**TASK INSTRUCTIONS:** Repeat the listing that follows, character for character, minus the pictures.

**PROVIDED MATERIAL:**

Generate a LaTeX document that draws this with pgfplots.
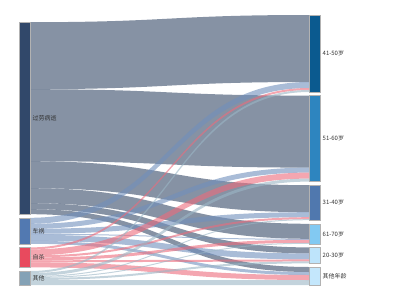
\documentclass[border=0pt]{standalone}
\usepackage{pgfplots}
\pgfplotsset{compat=1.18}
\usepackage{fontspec}
\setmainfont{Noto Sans CJK SC}
\definecolor{n0}{HTML}{31486A}
\definecolor{n1}{HTML}{5279B1}
\definecolor{n2}{HTML}{E84A5E}
\definecolor{n3}{HTML}{84A2B6}
\definecolor{m0}{HTML}{0B5A8F}
\definecolor{m1}{HTML}{2E85BF}
\definecolor{m2}{HTML}{5078AE}
\definecolor{m3}{HTML}{82C9F2}
\definecolor{m4}{HTML}{BEE4FB}
\definecolor{m5}{HTML}{C4E7FC}
\definecolor{k0}{HTML}{354967}
\definecolor{k1}{HTML}{708FBC}
\definecolor{k2}{HTML}{ED6B7B}
\definecolor{k3}{HTML}{9BB6C5}
\definecolor{txt}{HTML}{333333}
\newcommand\lbl{\fontsize{6}{7}\selectfont}
% links: source/target/value
\def\links{0/0/67,0/1/72,0/2/27,0/3/15,0/4/6,0/5/5,%
1/0/6,1/1/5,1/2/5,1/3/1,1/4/6,1/5/3,%
2/0/2,2/1/6,2/2/2,2/3/3,2/4/2,2/5/5,%
3/0/2,3/1/3,3/2/1,3/3/1,3/4/2,3/5/5}
\def\lnames{0/过劳病逝,1/车祸,2/自杀,3/其他}
\def\rnames{0/41-50岁,1/51-60岁,2/31-40岁,3/61-70岁,4/20-30岁,5/其他年龄}
\def\gap{3.6}
\def\bottom{285}
\def\xa{19.5}\def\xb{30}\def\xc{309.5}\def\xd{320}
\begin{document}
\begin{tikzpicture}
\foreach \i in {0,...,3}{\expandafter\xdef\csname ls\i\endcsname{0}}
\foreach \i in {0,...,5}{\expandafter\xdef\csname rs\i\endcsname{0}}
\xdef\tot{0}
\foreach \src/\tgt/\val in \links {%
  \pgfmathsetmacro\tmp{\csname ls\src\endcsname+\val}%
  \expandafter\xdef\csname ls\src\endcsname{\tmp}%
  \pgfmathsetmacro\tmp{\csname rs\tgt\endcsname+\val}%
  \expandafter\xdef\csname rs\tgt\endcsname{\tmp}%
  \pgfmathsetmacro\tmp{\tot+\val}%
  \xdef\tot{\tmp}%
}
\pgfmathsetmacro\tmp{\bottom-\tot-3*\gap}\xdef\ycur{\tmp}
\foreach \i in {0,...,3}{%
  \expandafter\xdef\csname lt\i\endcsname{\ycur}%
  \expandafter\xdef\csname lo\i\endcsname{\ycur}%
  \pgfmathsetmacro\tmp{\ycur+\csname ls\i\endcsname+\gap}%
  \xdef\ycur{\tmp}%
}
\pgfmathsetmacro\tmp{\bottom-\tot-5*\gap}\xdef\ycur{\tmp}
\foreach \i in {0,...,5}{%
  \expandafter\xdef\csname rt\i\endcsname{\ycur}%
  \expandafter\xdef\csname ro\i\endcsname{\ycur}%
  \pgfmathsetmacro\tmp{\ycur+\csname rs\i\endcsname+\gap}%
  \xdef\ycur{\tmp}%
}
\pgfmathsetmacro\xm{(\xb+\xc)/2}
\gdef\flows{}
\foreach \src/\tgt/\val in \links {%
  \pgfmathsetmacro\ya{\csname lo\src\endcsname}%
  \pgfmathsetmacro\yd{\ya+\val}%
  \pgfmathsetmacro\yb{\csname ro\tgt\endcsname}%
  \pgfmathsetmacro\yc{\yb+\val}%
  \expandafter\xdef\csname lo\src\endcsname{\yd}%
  \expandafter\xdef\csname ro\tgt\endcsname{\yc}%
  \xdef\flows{\unexpanded\expandafter{\flows}\noexpand\fill[k\src,fill opacity=0.6] (axis cs:\xb,\ya) .. controls (axis cs:\xm,\ya) and (axis cs:\xm,\yb) .. (axis cs:\xc,\yb) -- (axis cs:\xc,\yc) .. controls (axis cs:\xm,\yc) and (axis cs:\xm,\yd) .. (axis cs:\xb,\yd) -- cycle;}%
}
\gdef\nodes{}
\pgfmathsetmacro\xl{\xb+2.5}
\pgfmathsetmacro\xr{\xd+2.5}
\foreach \i/\name in \lnames {%
  \pgfmathsetmacro\ya{\csname lt\i\endcsname}%
  \pgfmathsetmacro\yb{\ya+\csname ls\i\endcsname}%
  \pgfmathsetmacro\ym{(\ya+\yb)/2}%
  \xdef\nodes{\unexpanded\expandafter{\nodes}\noexpand\filldraw[fill=n\i,draw=black!30,line width=0.5pt] (axis cs:\xa,\ya) rectangle (axis cs:\xb,\yb); \noexpand\node[anchor=west,inner sep=0pt,font=\noexpand\lbl,text=txt] at (axis cs:\xl,\ym) {\name};}%
}
\foreach \i/\name in \rnames {%
  \pgfmathsetmacro\ya{\csname rt\i\endcsname}%
  \pgfmathsetmacro\yb{\ya+\csname rs\i\endcsname}%
  \pgfmathsetmacro\ym{(\ya+\yb)/2}%
  \xdef\nodes{\unexpanded\expandafter{\nodes}\noexpand\filldraw[fill=m\i,draw=black!30,line width=0.5pt] (axis cs:\xc,\ya) rectangle (axis cs:\xd,\yb); \noexpand\node[anchor=west,inner sep=0pt,font=\noexpand\lbl,text=txt] at (axis cs:\xr,\ym) {\name};}%
}
\begin{axis}[width=400bp,height=300bp,scale only axis,xmin=0,xmax=400,ymin=0,ymax=300,y dir=reverse,hide axis,clip=false]
\addplot[draw=none,forget plot] coordinates {(0,0) (400,300)};
\path (axis cs:0,0) rectangle (axis cs:400,300);
\flows
\nodes
\end{axis}
\end{tikzpicture}
\end{document}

**TASK SOLUTION:**
Generate a LaTeX document that draws this with pgfplots.
\documentclass[border=0pt]{standalone}
\usepackage{pgfplots}
\pgfplotsset{compat=1.18}
\usepackage{fontspec}
\setmainfont{Noto Sans CJK SC}
\definecolor{n0}{HTML}{31486A}
\definecolor{n1}{HTML}{5279B1}
\definecolor{n2}{HTML}{E84A5E}
\definecolor{n3}{HTML}{84A2B6}
\definecolor{m0}{HTML}{0B5A8F}
\definecolor{m1}{HTML}{2E85BF}
\definecolor{m2}{HTML}{5078AE}
\definecolor{m3}{HTML}{82C9F2}
\definecolor{m4}{HTML}{BEE4FB}
\definecolor{m5}{HTML}{C4E7FC}
\definecolor{k0}{HTML}{354967}
\definecolor{k1}{HTML}{708FBC}
\definecolor{k2}{HTML}{ED6B7B}
\definecolor{k3}{HTML}{9BB6C5}
\definecolor{txt}{HTML}{333333}
\newcommand\lbl{\fontsize{6}{7}\selectfont}
% links: source/target/value
\def\links{0/0/67,0/1/72,0/2/27,0/3/15,0/4/6,0/5/5,%
1/0/6,1/1/5,1/2/5,1/3/1,1/4/6,1/5/3,%
2/0/2,2/1/6,2/2/2,2/3/3,2/4/2,2/5/5,%
3/0/2,3/1/3,3/2/1,3/3/1,3/4/2,3/5/5}
\def\lnames{0/过劳病逝,1/车祸,2/自杀,3/其他}
\def\rnames{0/41-50岁,1/51-60岁,2/31-40岁,3/61-70岁,4/20-30岁,5/其他年龄}
\def\gap{3.6}
\def\bottom{285}
\def\xa{19.5}\def\xb{30}\def\xc{309.5}\def\xd{320}
\begin{document}
\begin{tikzpicture}
\foreach \i in {0,...,3}{\expandafter\xdef\csname ls\i\endcsname{0}}
\foreach \i in {0,...,5}{\expandafter\xdef\csname rs\i\endcsname{0}}
\xdef\tot{0}
\foreach \src/\tgt/\val in \links {%
  \pgfmathsetmacro\tmp{\csname ls\src\endcsname+\val}%
  \expandafter\xdef\csname ls\src\endcsname{\tmp}%
  \pgfmathsetmacro\tmp{\csname rs\tgt\endcsname+\val}%
  \expandafter\xdef\csname rs\tgt\endcsname{\tmp}%
  \pgfmathsetmacro\tmp{\tot+\val}%
  \xdef\tot{\tmp}%
}
\pgfmathsetmacro\tmp{\bottom-\tot-3*\gap}\xdef\ycur{\tmp}
\foreach \i in {0,...,3}{%
  \expandafter\xdef\csname lt\i\endcsname{\ycur}%
  \expandafter\xdef\csname lo\i\endcsname{\ycur}%
  \pgfmathsetmacro\tmp{\ycur+\csname ls\i\endcsname+\gap}%
  \xdef\ycur{\tmp}%
}
\pgfmathsetmacro\tmp{\bottom-\tot-5*\gap}\xdef\ycur{\tmp}
\foreach \i in {0,...,5}{%
  \expandafter\xdef\csname rt\i\endcsname{\ycur}%
  \expandafter\xdef\csname ro\i\endcsname{\ycur}%
  \pgfmathsetmacro\tmp{\ycur+\csname rs\i\endcsname+\gap}%
  \xdef\ycur{\tmp}%
}
\pgfmathsetmacro\xm{(\xb+\xc)/2}
\gdef\flows{}
\foreach \src/\tgt/\val in \links {%
  \pgfmathsetmacro\ya{\csname lo\src\endcsname}%
  \pgfmathsetmacro\yd{\ya+\val}%
  \pgfmathsetmacro\yb{\csname ro\tgt\endcsname}%
  \pgfmathsetmacro\yc{\yb+\val}%
  \expandafter\xdef\csname lo\src\endcsname{\yd}%
  \expandafter\xdef\csname ro\tgt\endcsname{\yc}%
  \xdef\flows{\unexpanded\expandafter{\flows}\noexpand\fill[k\src,fill opacity=0.6] (axis cs:\xb,\ya) .. controls (axis cs:\xm,\ya) and (axis cs:\xm,\yb) .. (axis cs:\xc,\yb) -- (axis cs:\xc,\yc) .. controls (axis cs:\xm,\yc) and (axis cs:\xm,\yd) .. (axis cs:\xb,\yd) -- cycle;}%
}
\gdef\nodes{}
\pgfmathsetmacro\xl{\xb+2.5}
\pgfmathsetmacro\xr{\xd+2.5}
\foreach \i/\name in \lnames {%
  \pgfmathsetmacro\ya{\csname lt\i\endcsname}%
  \pgfmathsetmacro\yb{\ya+\csname ls\i\endcsname}%
  \pgfmathsetmacro\ym{(\ya+\yb)/2}%
  \xdef\nodes{\unexpanded\expandafter{\nodes}\noexpand\filldraw[fill=n\i,draw=black!30,line width=0.5pt] (axis cs:\xa,\ya) rectangle (axis cs:\xb,\yb); \noexpand\node[anchor=west,inner sep=0pt,font=\noexpand\lbl,text=txt] at (axis cs:\xl,\ym) {\name};}%
}
\foreach \i/\name in \rnames {%
  \pgfmathsetmacro\ya{\csname rt\i\endcsname}%
  \pgfmathsetmacro\yb{\ya+\csname rs\i\endcsname}%
  \pgfmathsetmacro\ym{(\ya+\yb)/2}%
  \xdef\nodes{\unexpanded\expandafter{\nodes}\noexpand\filldraw[fill=m\i,draw=black!30,line width=0.5pt] (axis cs:\xc,\ya) rectangle (axis cs:\xd,\yb); \noexpand\node[anchor=west,inner sep=0pt,font=\noexpand\lbl,text=txt] at (axis cs:\xr,\ym) {\name};}%
}
\begin{axis}[width=400bp,height=300bp,scale only axis,xmin=0,xmax=400,ymin=0,ymax=300,y dir=reverse,hide axis,clip=false]
\addplot[draw=none,forget plot] coordinates {(0,0) (400,300)};
\path (axis cs:0,0) rectangle (axis cs:400,300);
\flows
\nodes
\end{axis}
\end{tikzpicture}
\end{document}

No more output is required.